A parallel or distributed algorithm is executed by a number of processes and/or processors to accomplish a particular task. Generally, it is much harder to design correct parallel protocols than their sequential counterparts. The reason is that it is hard to imagine all possible behaviours of a parallel system. This is the reason why many published parallel algorithms are wrong or have wrong correctness proofs.
There are two reasons why OAS is studying distributed algorithms
- To use the power of parallel and distributed machines to analyse the behaviour of large systems. State space exploration using a 2GByte machine can handle 30Mstates. State space exporation using a network of 100 of such machines can deal with state spaces of 3Gstate in a quite comparable time frame.

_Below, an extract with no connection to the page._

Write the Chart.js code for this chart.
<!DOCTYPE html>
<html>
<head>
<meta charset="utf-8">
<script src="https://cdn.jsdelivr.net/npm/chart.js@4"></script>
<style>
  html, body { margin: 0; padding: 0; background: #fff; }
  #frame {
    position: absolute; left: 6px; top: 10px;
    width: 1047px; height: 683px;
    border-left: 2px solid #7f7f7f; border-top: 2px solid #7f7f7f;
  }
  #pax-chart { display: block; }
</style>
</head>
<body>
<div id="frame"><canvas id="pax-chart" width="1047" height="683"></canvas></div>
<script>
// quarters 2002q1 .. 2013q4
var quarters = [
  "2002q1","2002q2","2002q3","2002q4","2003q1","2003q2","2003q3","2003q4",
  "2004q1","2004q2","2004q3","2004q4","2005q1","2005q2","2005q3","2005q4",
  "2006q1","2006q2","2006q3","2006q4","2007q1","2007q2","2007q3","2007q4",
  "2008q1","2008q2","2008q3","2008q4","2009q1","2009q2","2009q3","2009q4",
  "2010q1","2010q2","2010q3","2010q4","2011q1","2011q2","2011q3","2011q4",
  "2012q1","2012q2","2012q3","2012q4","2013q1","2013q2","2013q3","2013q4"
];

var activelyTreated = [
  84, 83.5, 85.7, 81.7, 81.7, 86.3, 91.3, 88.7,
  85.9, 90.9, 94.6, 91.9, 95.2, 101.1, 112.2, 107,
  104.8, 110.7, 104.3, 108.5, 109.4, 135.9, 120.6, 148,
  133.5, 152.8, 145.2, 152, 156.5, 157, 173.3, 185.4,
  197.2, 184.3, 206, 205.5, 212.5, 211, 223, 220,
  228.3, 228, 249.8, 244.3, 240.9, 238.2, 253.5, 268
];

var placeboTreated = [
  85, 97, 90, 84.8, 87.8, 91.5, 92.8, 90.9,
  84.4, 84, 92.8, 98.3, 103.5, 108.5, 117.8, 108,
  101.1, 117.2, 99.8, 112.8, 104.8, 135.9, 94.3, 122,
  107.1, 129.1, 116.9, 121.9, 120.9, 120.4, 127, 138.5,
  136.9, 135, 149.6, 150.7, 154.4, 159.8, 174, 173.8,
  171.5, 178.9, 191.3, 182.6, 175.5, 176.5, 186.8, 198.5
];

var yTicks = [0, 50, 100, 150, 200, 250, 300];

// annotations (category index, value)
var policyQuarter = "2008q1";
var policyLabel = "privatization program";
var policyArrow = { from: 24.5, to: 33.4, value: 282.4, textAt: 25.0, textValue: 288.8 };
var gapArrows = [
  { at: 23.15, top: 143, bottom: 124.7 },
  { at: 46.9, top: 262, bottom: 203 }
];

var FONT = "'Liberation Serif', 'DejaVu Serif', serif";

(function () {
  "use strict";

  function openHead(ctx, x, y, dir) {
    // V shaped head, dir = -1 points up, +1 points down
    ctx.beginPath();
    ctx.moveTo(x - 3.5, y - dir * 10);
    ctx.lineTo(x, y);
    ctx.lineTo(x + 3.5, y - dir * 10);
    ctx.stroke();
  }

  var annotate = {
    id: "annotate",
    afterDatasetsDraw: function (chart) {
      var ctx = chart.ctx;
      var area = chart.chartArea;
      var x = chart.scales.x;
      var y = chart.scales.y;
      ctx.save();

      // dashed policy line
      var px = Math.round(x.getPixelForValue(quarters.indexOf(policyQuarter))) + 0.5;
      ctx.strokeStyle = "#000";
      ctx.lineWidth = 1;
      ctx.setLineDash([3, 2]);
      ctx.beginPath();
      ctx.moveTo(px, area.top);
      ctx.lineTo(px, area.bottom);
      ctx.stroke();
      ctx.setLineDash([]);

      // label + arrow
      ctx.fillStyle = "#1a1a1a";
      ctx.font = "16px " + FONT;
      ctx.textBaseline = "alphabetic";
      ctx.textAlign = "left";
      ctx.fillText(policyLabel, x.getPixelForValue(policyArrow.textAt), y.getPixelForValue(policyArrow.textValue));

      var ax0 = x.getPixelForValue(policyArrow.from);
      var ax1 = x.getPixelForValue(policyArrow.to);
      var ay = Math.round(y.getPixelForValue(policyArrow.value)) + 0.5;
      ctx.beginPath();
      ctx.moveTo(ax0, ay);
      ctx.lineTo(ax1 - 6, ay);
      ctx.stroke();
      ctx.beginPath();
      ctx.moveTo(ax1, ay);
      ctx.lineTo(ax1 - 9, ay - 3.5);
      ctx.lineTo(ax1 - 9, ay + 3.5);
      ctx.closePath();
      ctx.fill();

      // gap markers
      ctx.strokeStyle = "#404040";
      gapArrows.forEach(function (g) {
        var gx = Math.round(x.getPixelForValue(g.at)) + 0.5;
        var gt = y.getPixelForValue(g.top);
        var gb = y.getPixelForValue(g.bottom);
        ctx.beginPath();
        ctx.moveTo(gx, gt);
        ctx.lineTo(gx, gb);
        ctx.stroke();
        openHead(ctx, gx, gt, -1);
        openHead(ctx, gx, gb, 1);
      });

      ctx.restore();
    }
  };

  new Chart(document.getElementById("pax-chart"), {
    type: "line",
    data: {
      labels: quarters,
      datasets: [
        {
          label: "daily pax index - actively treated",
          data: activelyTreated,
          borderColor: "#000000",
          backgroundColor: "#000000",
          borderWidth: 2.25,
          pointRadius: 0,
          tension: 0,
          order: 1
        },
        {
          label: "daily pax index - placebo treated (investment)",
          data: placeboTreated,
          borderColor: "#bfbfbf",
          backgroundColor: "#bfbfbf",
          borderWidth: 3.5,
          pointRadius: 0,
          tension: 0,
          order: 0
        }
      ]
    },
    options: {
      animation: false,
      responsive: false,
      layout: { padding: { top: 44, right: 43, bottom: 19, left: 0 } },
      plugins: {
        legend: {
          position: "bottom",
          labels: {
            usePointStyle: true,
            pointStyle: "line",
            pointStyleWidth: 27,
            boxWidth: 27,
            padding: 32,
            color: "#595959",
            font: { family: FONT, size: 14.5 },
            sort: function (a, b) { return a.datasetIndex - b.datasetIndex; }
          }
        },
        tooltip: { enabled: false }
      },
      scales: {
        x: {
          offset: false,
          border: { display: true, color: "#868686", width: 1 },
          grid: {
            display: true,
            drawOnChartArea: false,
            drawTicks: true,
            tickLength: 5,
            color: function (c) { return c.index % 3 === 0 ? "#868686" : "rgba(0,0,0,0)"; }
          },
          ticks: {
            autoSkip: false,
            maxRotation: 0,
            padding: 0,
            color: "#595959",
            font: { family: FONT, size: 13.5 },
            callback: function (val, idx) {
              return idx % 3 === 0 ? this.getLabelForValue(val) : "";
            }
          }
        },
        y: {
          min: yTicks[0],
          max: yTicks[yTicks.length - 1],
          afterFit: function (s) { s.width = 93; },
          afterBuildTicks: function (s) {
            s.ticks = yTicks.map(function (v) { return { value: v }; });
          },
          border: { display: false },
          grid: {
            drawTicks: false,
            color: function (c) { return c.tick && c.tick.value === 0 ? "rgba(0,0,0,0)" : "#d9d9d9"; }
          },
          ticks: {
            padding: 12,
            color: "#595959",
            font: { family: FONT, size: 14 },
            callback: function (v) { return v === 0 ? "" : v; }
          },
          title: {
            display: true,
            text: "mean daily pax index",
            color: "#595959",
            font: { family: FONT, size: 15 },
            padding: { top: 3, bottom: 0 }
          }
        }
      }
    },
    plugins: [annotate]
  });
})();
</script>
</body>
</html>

- Distributed algorithms are fine examples of stylized but very complex systems for which we can use our analysis techniques.
Our interest goes to all distributed algorithms, but the most intriguing are wait- and lock-free algorithms. These do not allow synchronization primitives such as semaphores and mutexes. Furthermore, they do not make any assumption on the relative speed of the processors, but require that each processor can finish its task (wait-free) or some processor can finish its task (lock-free) independently of the progress of other processes. In general it holds that wait and lock free algorithms are more reliable and offer a better performance, but are even harder to design correctly than ordinary parallel algorithms.
An elementary and surprising problem for which intricate wait-free algorithms have been designed is the WRITE-ALL problem. Consider an array of n booleans that are initially set to 0. How can we use p processors to set the whole array to 1, without making any assumption on the relative speed of the processors. Processes can only declare the job done, if they are sure that the whole array is set to one, or in other words they must be sure that the jobs assigned to other processes have been executed.
There is a p + Ω(p log n) lowerbound on the total amount of work that must be done to set the array. Especially, if p=n the amount of work is at least Ω(n log n), which is more than the naively expected linear time to set the array. An interesting book about the write all problem is [KanShva97].
Another interesting feature of wait- and lock-free algorithms is that special hardware instructions, such as test-and-set, compare-and-swap or load-locked/store-conditional are required. Such instructions have been made available on all modern processors. If only data can be written and read from memory simple algorithms cannot be made. A nice example is the consensus problem. Consider p processes that all contain a possibly different number. Besides this, the processes must be equal. The task of the processes is to reach consensus on a number that one of the processes contains. This means that after the algorithm terminates, all processes know this number, and know that all other processes know it. As said, without special instructions, such an algorithm cannot be constructed.
Wait- and lock-free algorithms that we have developed are for garbage collection [HesGro01], the WRITE-ALL problem [GrHeMaVe01], hashtables [GGH03]. Other interesting algorithms of the same nature are for the union-find problem [AnWo91], lock-free linked lists [Val95], and hashtables [ShSh03]. Of theoretical interest is a general construction to implement shared datastructures in general [Her93], but from a practical perspective this is not relevant.